Leave out the pictures and set down exactly the lines from the start of the listing through the one with "keys_b = [1.0, 0.0]", both included.
>> start
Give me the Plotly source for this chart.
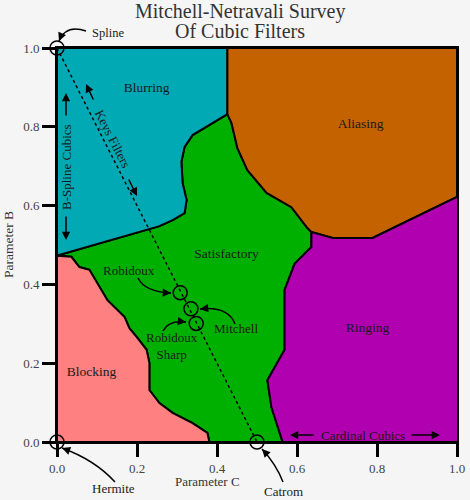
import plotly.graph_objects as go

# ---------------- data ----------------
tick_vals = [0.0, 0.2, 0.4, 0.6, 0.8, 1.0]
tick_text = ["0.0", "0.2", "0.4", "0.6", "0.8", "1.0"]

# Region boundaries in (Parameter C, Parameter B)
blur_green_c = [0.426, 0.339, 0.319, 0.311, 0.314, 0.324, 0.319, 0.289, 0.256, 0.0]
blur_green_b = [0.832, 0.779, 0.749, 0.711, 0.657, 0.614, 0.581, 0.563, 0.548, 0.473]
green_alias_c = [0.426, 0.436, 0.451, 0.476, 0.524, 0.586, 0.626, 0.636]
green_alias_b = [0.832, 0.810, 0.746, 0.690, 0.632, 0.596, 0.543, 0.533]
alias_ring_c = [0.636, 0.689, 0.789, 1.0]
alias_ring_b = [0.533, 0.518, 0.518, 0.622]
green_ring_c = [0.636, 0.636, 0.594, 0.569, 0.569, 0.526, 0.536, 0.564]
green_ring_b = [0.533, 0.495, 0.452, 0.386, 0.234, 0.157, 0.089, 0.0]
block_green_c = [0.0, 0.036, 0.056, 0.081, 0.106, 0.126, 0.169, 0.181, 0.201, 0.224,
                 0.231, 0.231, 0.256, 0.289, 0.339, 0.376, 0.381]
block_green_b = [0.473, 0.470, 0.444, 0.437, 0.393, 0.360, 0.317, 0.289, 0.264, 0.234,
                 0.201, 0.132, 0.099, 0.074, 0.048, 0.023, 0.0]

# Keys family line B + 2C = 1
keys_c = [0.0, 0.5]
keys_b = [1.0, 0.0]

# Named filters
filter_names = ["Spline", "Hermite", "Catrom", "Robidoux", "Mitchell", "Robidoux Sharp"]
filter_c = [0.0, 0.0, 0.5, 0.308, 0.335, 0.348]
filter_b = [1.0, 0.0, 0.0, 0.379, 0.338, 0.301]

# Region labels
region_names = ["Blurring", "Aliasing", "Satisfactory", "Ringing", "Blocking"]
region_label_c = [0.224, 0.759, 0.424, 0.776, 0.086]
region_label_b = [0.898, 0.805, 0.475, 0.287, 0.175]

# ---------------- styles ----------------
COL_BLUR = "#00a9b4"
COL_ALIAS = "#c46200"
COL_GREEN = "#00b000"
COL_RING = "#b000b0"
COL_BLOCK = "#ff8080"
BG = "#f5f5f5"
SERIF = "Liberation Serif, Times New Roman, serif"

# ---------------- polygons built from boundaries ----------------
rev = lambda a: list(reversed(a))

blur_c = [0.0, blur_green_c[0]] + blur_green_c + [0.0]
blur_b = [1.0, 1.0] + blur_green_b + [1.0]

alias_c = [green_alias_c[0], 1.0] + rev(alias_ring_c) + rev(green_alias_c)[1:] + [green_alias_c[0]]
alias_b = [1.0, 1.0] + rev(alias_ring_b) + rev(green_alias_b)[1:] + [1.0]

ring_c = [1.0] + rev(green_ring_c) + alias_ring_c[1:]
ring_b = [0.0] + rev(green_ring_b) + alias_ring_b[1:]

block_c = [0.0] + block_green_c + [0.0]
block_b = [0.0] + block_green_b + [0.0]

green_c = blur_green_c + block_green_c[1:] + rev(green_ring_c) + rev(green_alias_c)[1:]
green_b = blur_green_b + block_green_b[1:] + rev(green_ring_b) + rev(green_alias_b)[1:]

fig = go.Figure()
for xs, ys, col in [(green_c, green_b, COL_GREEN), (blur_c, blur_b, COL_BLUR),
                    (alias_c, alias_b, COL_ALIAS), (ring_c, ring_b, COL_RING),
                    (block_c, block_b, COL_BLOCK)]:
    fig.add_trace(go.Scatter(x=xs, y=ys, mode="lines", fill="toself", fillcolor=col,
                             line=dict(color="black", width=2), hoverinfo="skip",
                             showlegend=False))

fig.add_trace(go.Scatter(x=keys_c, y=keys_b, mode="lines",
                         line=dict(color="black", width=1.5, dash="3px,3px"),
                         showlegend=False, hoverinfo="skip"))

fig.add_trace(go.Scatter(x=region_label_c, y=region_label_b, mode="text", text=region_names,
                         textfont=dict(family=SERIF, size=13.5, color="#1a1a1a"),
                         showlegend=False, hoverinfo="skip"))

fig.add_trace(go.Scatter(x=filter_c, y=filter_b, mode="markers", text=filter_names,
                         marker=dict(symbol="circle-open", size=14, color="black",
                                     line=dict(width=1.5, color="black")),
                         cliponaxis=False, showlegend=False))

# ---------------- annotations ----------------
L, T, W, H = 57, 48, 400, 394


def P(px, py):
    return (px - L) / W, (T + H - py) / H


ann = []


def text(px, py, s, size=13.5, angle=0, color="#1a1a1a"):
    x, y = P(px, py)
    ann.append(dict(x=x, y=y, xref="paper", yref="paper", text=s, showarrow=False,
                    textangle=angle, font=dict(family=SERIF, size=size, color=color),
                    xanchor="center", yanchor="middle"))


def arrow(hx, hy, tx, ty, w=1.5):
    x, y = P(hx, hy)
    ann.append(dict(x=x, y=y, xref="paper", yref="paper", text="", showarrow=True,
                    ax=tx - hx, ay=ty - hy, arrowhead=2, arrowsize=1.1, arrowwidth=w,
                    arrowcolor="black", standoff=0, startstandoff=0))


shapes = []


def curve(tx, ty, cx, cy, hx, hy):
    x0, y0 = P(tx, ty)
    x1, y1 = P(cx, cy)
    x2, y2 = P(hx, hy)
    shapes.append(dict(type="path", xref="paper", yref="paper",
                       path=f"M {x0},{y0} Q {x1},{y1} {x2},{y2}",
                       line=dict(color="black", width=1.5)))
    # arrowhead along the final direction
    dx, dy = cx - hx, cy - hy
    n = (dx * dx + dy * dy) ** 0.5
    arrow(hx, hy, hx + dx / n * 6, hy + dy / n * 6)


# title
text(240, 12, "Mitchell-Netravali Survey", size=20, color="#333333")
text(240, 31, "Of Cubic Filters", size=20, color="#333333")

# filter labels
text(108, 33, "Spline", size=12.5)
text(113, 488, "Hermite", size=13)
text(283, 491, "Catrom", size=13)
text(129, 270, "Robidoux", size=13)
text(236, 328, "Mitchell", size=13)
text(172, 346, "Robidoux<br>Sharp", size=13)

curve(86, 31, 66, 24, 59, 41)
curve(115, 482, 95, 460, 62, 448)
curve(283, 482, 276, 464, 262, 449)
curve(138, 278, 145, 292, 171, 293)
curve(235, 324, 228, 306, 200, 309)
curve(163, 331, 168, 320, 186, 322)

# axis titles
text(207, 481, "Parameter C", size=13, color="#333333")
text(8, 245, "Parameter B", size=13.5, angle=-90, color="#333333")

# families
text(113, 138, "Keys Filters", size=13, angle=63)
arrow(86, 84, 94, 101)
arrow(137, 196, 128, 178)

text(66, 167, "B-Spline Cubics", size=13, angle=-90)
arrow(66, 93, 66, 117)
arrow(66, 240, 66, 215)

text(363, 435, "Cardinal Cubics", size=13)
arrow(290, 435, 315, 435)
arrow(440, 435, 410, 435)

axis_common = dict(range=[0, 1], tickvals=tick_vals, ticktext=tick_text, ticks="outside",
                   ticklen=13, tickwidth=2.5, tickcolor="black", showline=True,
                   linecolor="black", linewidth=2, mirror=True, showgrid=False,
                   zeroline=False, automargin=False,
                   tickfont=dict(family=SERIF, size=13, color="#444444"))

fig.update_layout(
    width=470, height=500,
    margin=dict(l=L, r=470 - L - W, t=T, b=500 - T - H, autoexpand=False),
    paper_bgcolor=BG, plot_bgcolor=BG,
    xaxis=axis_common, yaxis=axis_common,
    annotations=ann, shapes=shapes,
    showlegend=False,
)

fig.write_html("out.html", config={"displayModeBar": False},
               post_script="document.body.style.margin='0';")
>> end
Exercise result
Give me the Plotly source for this chart.
import plotly.graph_objects as go

# ---------------- data ----------------
tick_vals = [0.0, 0.2, 0.4, 0.6, 0.8, 1.0]
tick_text = ["0.0", "0.2", "0.4", "0.6", "0.8", "1.0"]

# Region boundaries in (Parameter C, Parameter B)
blur_green_c = [0.426, 0.339, 0.319, 0.311, 0.314, 0.324, 0.319, 0.289, 0.256, 0.0]
blur_green_b = [0.832, 0.779, 0.749, 0.711, 0.657, 0.614, 0.581, 0.563, 0.548, 0.473]
green_alias_c = [0.426, 0.436, 0.451, 0.476, 0.524, 0.586, 0.626, 0.636]
green_alias_b = [0.832, 0.810, 0.746, 0.690, 0.632, 0.596, 0.543, 0.533]
alias_ring_c = [0.636, 0.689, 0.789, 1.0]
alias_ring_b = [0.533, 0.518, 0.518, 0.622]
green_ring_c = [0.636, 0.636, 0.594, 0.569, 0.569, 0.526, 0.536, 0.564]
green_ring_b = [0.533, 0.495, 0.452, 0.386, 0.234, 0.157, 0.089, 0.0]
block_green_c = [0.0, 0.036, 0.056, 0.081, 0.106, 0.126, 0.169, 0.181, 0.201, 0.224,
                 0.231, 0.231, 0.256, 0.289, 0.339, 0.376, 0.381]
block_green_b = [0.473, 0.470, 0.444, 0.437, 0.393, 0.360, 0.317, 0.289, 0.264, 0.234,
                 0.201, 0.132, 0.099, 0.074, 0.048, 0.023, 0.0]

# Keys family line B + 2C = 1
keys_c = [0.0, 0.5]
keys_b = [1.0, 0.0]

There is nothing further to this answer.